Generally, the Going and Coming Rule does not apply to travel from one job site to another, especially if an employee is on the clock during travel time. For that reason, the County argued that the employee was not traveling between “work-related sites,” but instead was picking up his mail at the fire station on his own accord. Further, because the trip to the fire station was not “work-related” and because the employee was on light duty, the County posited that the Going and Coming Rule applied until the employee reached headquarters.
The Court of Appeals disagreed and held, in contrast to the rulings below, that the Going and Coming Rule did not apply to the circumstances presented in Roberts. Instead, the Court found the employment relationship to be the but for cause of injury, and deemed the employee’s injury compensable under the Workers’ Compensation Act. Particular emphasis was placed on the fact the employee was encouraged to attend physical training during shift hours, and also on the fact that the employee’s supervisors were aware that the employee would occasionally pick up his mail at the fire station while on light duty. The Court reasoned that this equated to “acquiescence” or “implied consent,” which effectively rendered the employee’s travel “incidental to his employment.”

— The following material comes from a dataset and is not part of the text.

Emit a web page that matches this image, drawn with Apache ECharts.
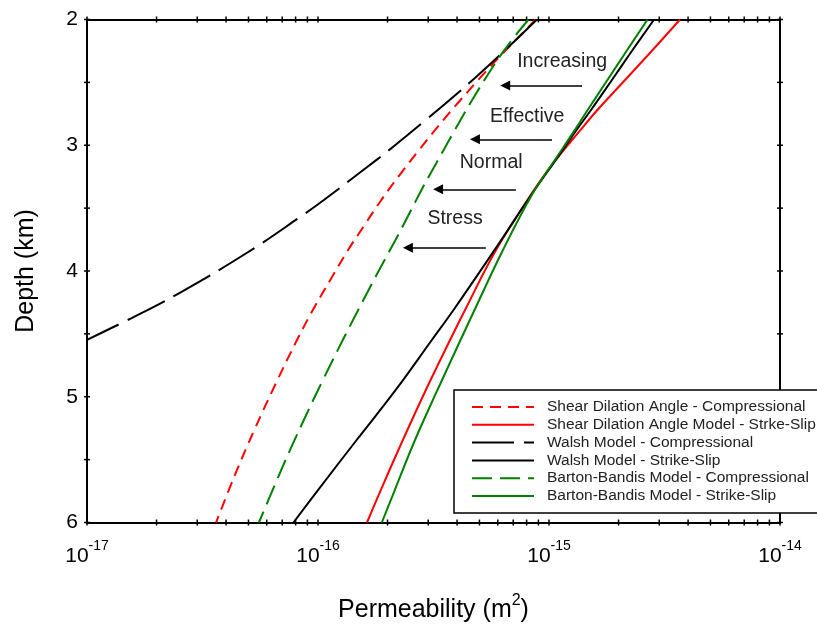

What appeared to be an obvious example of a case requiring application of the Going and Coming was decided on alternative grounds. In contrast with the lower courts, the Court of Appeals determined that the employee’s injury occurred during regular shift hours while “en route from a work-related activity” (i.e. the employer recommended physical training), “to a site where he was to engage in a work-related act, to which the employer acquiesced” (i.e. picking up mail at the fire station). Simply put, because the injury was deemed an incident of employment, compensation could not be withheld “by application of the going and coming rule.”
On its face, Roberts v. Montgomery County may be read to suggest that the positional-risk test trumps the Going and Coming Rule. However, this interpretation is incorrect—Roberts does not establish such a per se rule. Rather, the case is simply an example of how the outcomes in workers’ compensation cases are entirely fact-driven. For example, had the supervisor not been aware of the employee’s practice of picking up mail at the fire station while on light duty, there would not have been any “implied consent” or “acquiescence,” and the outcome in Roberts may have been different. Moreover, if the employee had begun his day by traveling to get his mail prior to attending physical training, and had the injury occurred at that time before regular shift hours began, it is possible that compensation may have been barred by the Going and Coming Rule, regardless of the supervisor’s knowledge of the employee’s mail-retrieval practice.
In short, the outcome in Roberts stems from the totality of the circumstances present in that particular case. It cannot be said to have been based on one single fact, nor on one specific test or rule. That being said, the Court’s logic is sound—the Going and Coming Rule does not apply because the injury did not occur when the employee was en route to start his day; rather, the injury occurred on the clock while traveling between two work-related sites.